Abstract

Stress relaxation dynamics in a series of star/linear 1,4-polybutadiene blends with fixed star-arm molecular weight Ma, variable linear polymer molecular weight ML, and variable star polymer volume fraction φs are investigated. Storage and loss moduli, G‘(ω) and G‘ ‘(ω), obtained from small amplitude oscillatory shear experiments are compared with predictions of a parameter-free molecular theory for star/linear blend dynamics. For star/linear blends with moderate star polymer concentrations φs ≈ 0.28, theoretical G‘(ω) and G‘ ‘(ω) are found to be in good to excellent accord with experimental results over the entire range of frequencies and ML values studied. The quality of the predictions worsen as star polymer concentration is varied in either direction (i.e., higher or lower). At low φs, the greatest discrepancies between theory and experiment are observed at oscillation frequencies ω ≤ ωd, where ωd-1 ∼ ML3.4±0.25 is approximately the terminal time of linear polymer molecules in the blends.
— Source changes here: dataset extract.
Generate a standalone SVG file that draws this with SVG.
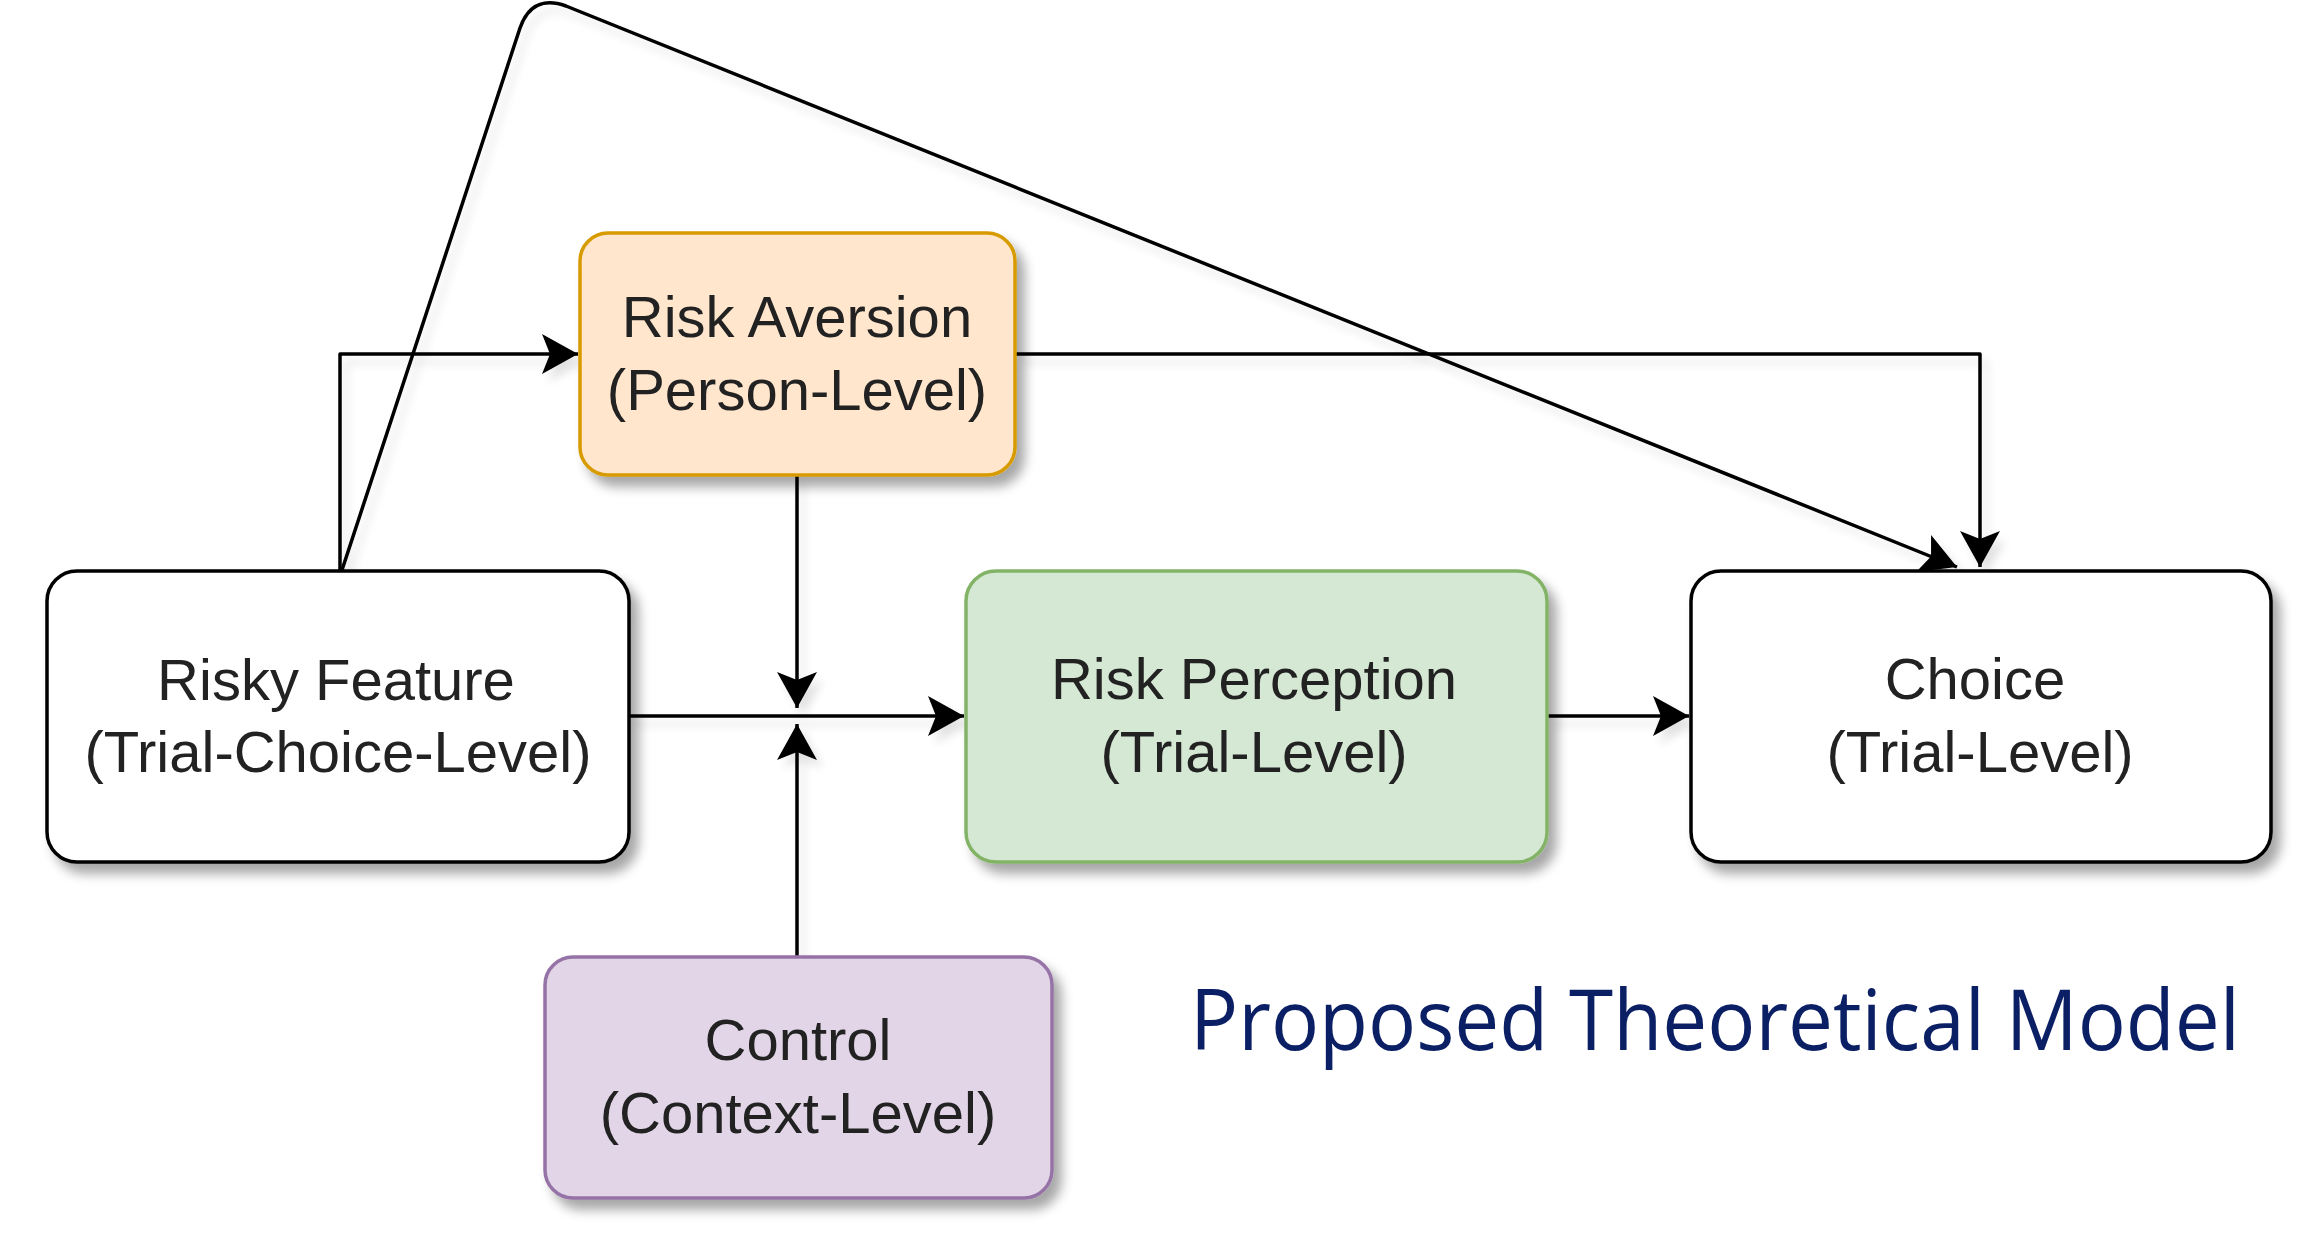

A theoretical analysis based on the idea that constraint release progresses by Rouse motion in a narrow exploring tube confined in a larger super tube yields a theory with better predictive properties for blends with low star polymer concentration. A new criterion is proposed for determining whether relaxation in star/linear polymer blends goes to completion after constraint release.